En 1995, la Declaración de Barcelona estableció objetivos políticos para convertir la cuenca mediterránea en un espacio común de paz, estabilidad y prosperidad, fortaleciendo el diálogo político y de seguridad, así como la cooperación económica, social y cultural. Con tres ejes principales: paz, prosperidad económica y acercamiento sociocultural.
Fruto de ese acuerdo, en 2008 se creó la Unión por el Mediterráneo con sede en Barcelona y gobernada por representantes de ambas orillas. Con 43 países miembros, tiene como finalidad la estabilidad e integración en toda la región. Desde su creación, ha impulsado numerosos proyectos, desde redes ferroviarias en Jordania, parques eólicos en Tafila, plantas desalinizadoras en la Franja de Gaza, hasta iniciativas para limpiar el Mediterráneo de plásticos, entre otros.
Aquella iniciativa política, sin duda, tuvo todo el sentido y la visión que sus creadores tuvieron en los años noventa, fue acertada y posible en aquel momento. Era un reconocimiento a una necesidad, la de afrontar los desafíos de la región de forma coordinada entre los Estados de ambas orillas del Mediterráneo y un ejemplo de gobernanza multinivel que ha funcionado. Sin embargo, la utilidad y eficiencia de la institución y el logro de los objetivos fijados requieren la coordinación y voluntad política de cada uno de los Estados y, por lo tanto, las dificultades para consolidar el proyecto son enormes.

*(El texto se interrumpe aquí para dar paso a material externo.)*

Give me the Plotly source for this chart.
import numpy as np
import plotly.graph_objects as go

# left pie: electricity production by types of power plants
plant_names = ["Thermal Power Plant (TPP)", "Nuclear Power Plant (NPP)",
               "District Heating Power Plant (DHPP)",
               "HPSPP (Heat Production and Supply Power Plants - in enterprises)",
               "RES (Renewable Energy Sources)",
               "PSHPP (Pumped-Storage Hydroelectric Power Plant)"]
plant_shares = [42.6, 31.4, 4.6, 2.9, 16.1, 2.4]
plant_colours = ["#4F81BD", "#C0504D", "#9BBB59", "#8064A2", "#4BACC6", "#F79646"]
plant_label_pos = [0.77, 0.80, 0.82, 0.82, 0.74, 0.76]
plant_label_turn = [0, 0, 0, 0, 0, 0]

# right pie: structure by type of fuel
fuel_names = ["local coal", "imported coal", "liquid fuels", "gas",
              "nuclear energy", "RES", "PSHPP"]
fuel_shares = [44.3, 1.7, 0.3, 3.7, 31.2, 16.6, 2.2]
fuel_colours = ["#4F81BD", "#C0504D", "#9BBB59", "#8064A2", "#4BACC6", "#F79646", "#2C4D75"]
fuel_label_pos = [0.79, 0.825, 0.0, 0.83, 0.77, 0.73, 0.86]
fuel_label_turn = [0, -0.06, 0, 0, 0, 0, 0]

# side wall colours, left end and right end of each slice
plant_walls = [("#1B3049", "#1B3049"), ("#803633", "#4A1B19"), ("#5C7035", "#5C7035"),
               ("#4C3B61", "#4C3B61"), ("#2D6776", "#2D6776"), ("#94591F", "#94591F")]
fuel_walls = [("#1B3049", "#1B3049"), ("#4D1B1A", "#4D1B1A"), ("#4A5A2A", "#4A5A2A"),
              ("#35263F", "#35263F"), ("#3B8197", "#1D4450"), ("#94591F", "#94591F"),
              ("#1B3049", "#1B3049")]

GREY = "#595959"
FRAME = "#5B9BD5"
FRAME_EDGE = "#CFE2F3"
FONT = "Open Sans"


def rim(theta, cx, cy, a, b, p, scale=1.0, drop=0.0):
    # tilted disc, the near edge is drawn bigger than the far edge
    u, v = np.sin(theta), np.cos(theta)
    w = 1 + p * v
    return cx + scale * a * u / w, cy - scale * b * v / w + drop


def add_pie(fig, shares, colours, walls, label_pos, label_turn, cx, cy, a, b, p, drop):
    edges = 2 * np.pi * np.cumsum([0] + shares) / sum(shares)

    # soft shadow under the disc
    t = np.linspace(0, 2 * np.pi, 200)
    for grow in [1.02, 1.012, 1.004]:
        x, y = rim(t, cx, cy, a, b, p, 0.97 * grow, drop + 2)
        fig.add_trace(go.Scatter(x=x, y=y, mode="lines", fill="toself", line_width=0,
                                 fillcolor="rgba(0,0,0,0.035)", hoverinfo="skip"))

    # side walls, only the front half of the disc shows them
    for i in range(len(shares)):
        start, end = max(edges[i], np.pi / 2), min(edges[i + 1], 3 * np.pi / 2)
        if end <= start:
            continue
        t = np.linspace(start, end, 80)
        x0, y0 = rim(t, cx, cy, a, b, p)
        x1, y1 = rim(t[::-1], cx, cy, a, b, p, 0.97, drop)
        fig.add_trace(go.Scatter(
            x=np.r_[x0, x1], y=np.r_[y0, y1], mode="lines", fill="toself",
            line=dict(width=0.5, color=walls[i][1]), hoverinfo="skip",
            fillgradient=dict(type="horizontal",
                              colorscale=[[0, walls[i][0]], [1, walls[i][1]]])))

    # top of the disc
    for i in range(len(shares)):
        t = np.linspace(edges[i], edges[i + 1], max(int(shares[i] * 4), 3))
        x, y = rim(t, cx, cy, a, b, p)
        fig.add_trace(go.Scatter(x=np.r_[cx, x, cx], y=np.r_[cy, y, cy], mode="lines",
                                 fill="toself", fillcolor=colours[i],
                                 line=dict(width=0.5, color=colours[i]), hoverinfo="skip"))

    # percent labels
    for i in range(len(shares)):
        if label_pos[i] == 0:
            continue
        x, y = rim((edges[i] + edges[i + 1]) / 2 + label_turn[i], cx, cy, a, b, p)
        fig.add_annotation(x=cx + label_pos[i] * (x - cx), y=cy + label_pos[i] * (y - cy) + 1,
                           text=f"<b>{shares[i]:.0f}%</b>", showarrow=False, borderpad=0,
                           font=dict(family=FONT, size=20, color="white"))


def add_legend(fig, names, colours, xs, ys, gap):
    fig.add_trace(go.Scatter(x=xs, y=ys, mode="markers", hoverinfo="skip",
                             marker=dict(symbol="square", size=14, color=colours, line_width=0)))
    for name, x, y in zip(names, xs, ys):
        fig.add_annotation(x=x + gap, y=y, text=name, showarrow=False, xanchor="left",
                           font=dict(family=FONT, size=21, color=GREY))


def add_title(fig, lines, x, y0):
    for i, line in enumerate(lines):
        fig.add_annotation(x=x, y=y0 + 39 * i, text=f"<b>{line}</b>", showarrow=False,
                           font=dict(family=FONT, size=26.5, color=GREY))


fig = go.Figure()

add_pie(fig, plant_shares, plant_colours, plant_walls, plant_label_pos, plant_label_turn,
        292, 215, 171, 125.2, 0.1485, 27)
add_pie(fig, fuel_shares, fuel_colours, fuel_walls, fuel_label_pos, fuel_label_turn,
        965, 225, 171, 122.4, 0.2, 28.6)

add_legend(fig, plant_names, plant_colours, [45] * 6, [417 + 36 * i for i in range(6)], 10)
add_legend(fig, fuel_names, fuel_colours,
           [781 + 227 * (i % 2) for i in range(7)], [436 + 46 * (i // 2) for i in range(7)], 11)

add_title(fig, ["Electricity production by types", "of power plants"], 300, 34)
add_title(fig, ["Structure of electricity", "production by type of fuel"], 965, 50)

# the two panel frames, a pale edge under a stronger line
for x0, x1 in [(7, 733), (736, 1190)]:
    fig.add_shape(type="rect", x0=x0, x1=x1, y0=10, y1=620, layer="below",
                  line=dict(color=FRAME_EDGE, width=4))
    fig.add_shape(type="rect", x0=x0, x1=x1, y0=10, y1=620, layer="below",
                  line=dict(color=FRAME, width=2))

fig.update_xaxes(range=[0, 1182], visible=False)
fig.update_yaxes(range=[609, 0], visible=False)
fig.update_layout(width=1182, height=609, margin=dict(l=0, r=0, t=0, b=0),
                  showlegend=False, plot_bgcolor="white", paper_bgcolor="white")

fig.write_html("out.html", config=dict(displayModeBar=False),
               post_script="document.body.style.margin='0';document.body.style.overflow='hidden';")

El conflicto entre Israel y Palestina, en una nueva fase desde el 7 de octubre de 2023, ha puesto a Gaza y el Mediterráneo en el foco mundial. Las organizaciones internacionales y todos los mecanismos diplomáticos activados, incluida la Unión por el Mediterráneo, han sido sometidos nuevamente a una difícil prueba que no han superado.
El fracaso de la gestión internacional, evidente en el número de víctimas civiles y especialmente infantiles, la escalada de la violencia, la imposibilidad de alcanzar un alto el fuego, ponen de nuevo de manifiesto la necesidad de mejorar los sistemas de funcionamiento de estas instituciones y, especialmente, evitar las posibilidades de bloquear acciones conjuntas solo por la voluntad de un solo Estado. Es un buen momento para centrarse también en la toma de decisiones, para que estas se adopten por mayoría y no por unanimidad. Porque si realmente consideramos necesarias las instituciones internacionales para afrontar los desafíos globales, una buena solución podría ser extender la cesión de competencias estatales a órganos supranacionales, como en el caso de la UE. Cedendo soberanía y procediendo a la firma de los instrumentos de derecho público internacional como son los tratados, con las correspondientes garantías constitucionales en cada Estado.

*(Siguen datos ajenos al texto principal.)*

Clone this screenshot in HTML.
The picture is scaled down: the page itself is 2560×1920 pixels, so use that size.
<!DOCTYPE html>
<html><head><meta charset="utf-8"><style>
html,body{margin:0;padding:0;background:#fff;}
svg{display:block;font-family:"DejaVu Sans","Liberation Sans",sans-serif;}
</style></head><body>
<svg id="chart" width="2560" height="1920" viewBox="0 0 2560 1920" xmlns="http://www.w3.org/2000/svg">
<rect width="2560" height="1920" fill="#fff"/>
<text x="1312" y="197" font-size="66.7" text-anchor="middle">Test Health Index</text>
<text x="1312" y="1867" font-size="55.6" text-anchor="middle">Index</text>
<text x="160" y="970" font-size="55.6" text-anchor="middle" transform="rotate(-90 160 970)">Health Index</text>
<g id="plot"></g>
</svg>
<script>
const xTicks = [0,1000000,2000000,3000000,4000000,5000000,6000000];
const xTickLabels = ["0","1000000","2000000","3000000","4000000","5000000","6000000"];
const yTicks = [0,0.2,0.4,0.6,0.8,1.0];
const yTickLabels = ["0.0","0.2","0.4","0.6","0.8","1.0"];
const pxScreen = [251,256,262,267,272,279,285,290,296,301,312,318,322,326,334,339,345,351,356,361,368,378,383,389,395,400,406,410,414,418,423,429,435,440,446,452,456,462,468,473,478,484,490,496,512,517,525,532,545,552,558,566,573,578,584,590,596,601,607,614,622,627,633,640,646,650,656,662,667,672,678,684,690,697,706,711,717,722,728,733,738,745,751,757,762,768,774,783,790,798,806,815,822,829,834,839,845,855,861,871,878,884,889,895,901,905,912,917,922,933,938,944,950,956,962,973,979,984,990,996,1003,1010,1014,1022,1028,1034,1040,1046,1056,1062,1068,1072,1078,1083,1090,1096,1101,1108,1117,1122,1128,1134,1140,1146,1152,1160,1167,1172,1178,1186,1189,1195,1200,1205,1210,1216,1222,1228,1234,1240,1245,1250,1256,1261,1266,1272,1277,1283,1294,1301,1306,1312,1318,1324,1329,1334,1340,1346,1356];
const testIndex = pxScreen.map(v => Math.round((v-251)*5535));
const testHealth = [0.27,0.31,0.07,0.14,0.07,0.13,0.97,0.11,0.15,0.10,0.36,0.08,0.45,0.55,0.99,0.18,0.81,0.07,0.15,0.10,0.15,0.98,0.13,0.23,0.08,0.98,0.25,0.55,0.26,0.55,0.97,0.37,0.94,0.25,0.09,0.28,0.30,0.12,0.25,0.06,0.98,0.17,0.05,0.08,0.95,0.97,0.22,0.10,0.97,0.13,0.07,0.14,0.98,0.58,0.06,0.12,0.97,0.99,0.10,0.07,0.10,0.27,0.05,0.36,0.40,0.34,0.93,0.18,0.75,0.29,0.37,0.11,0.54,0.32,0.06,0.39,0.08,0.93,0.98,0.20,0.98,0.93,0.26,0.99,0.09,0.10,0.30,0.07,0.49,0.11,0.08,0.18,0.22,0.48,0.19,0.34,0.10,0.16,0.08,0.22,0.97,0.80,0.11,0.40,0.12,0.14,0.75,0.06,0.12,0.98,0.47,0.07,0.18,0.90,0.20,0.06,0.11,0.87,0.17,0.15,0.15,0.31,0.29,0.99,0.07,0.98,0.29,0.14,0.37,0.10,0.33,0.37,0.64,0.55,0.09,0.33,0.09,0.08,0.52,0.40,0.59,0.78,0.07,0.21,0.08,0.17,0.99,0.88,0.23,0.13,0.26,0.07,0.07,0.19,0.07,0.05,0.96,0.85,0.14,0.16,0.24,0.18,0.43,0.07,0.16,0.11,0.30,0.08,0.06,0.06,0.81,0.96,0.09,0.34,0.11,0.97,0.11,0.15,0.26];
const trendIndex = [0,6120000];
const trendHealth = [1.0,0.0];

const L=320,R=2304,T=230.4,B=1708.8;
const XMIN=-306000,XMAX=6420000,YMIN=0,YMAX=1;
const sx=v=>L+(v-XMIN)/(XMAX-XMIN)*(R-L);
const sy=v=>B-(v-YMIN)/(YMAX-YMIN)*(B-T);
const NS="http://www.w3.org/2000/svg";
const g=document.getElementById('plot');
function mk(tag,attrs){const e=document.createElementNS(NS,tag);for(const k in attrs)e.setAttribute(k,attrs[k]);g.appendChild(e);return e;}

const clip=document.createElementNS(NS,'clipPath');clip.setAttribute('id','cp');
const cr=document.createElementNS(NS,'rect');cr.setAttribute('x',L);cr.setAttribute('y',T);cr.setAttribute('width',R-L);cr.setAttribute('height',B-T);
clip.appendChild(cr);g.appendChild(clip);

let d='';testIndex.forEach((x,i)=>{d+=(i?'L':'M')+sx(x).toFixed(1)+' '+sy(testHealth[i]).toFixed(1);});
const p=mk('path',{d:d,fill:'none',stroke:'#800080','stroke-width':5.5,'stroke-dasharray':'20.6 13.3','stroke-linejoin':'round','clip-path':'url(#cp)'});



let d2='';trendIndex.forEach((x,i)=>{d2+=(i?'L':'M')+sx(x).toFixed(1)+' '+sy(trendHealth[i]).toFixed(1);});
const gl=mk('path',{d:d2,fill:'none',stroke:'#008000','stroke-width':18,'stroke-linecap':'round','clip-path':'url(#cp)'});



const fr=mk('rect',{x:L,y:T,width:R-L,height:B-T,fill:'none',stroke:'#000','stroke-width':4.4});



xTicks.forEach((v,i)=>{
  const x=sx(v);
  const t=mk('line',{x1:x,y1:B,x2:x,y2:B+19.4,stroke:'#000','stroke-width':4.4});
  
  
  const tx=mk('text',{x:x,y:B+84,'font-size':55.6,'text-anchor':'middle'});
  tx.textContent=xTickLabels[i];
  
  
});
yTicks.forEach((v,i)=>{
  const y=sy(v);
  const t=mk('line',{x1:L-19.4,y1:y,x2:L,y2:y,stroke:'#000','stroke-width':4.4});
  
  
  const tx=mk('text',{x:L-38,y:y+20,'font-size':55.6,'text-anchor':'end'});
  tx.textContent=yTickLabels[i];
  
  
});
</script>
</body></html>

Estamos en un estado de shock, digámoslo claro. Las atrocidades que se están perpetrando en la Franja nos provocan tristeza, impotencia y sufrimiento, agravados por la retransmisión televisiva y en directo a toda hora de una tragedia, mientras vemos que las instituciones no actúan. El poder de la comunicación y difusión de las redes sociales es indiscutible y las imágenes están llegando hasta el último rincón del mundo. Estamos asistiendo a un abuso de la fuerza militar sin comparación con otras situaciones contemporáneas, algo que no habíamos visto en directo hasta ahora.
El Alto Representante de la Unión Europea para la política exterior y de seguridad común, Josep Borrell, es una voz crítica con lo que está ocurriendo y ha denunciado la situación, pero se necesitan más acciones. Un país muy alejado geográficamente del conflicto, Sudáfrica, ha tomado partido e iniciado un procedimiento ante la Corte Internacional de Justicia por genocidio. O el propio presidente del gobierno español defiende el reconocimiento del Estado palestino. Y, además del imprescindible papel de la UNRWA, son organizaciones privadas como Open Arms o la World Central Kitchen las que están dando un poco de esperanza a la población en Gaza.
No queremos seguir siendo espectadores de atrocidades, queremos la paz y que los organismos internacionales que hemos creado velen por los derechos fundamentales de los ciudadanos, del Mediterráneo y de cualquier otra parte del mundo.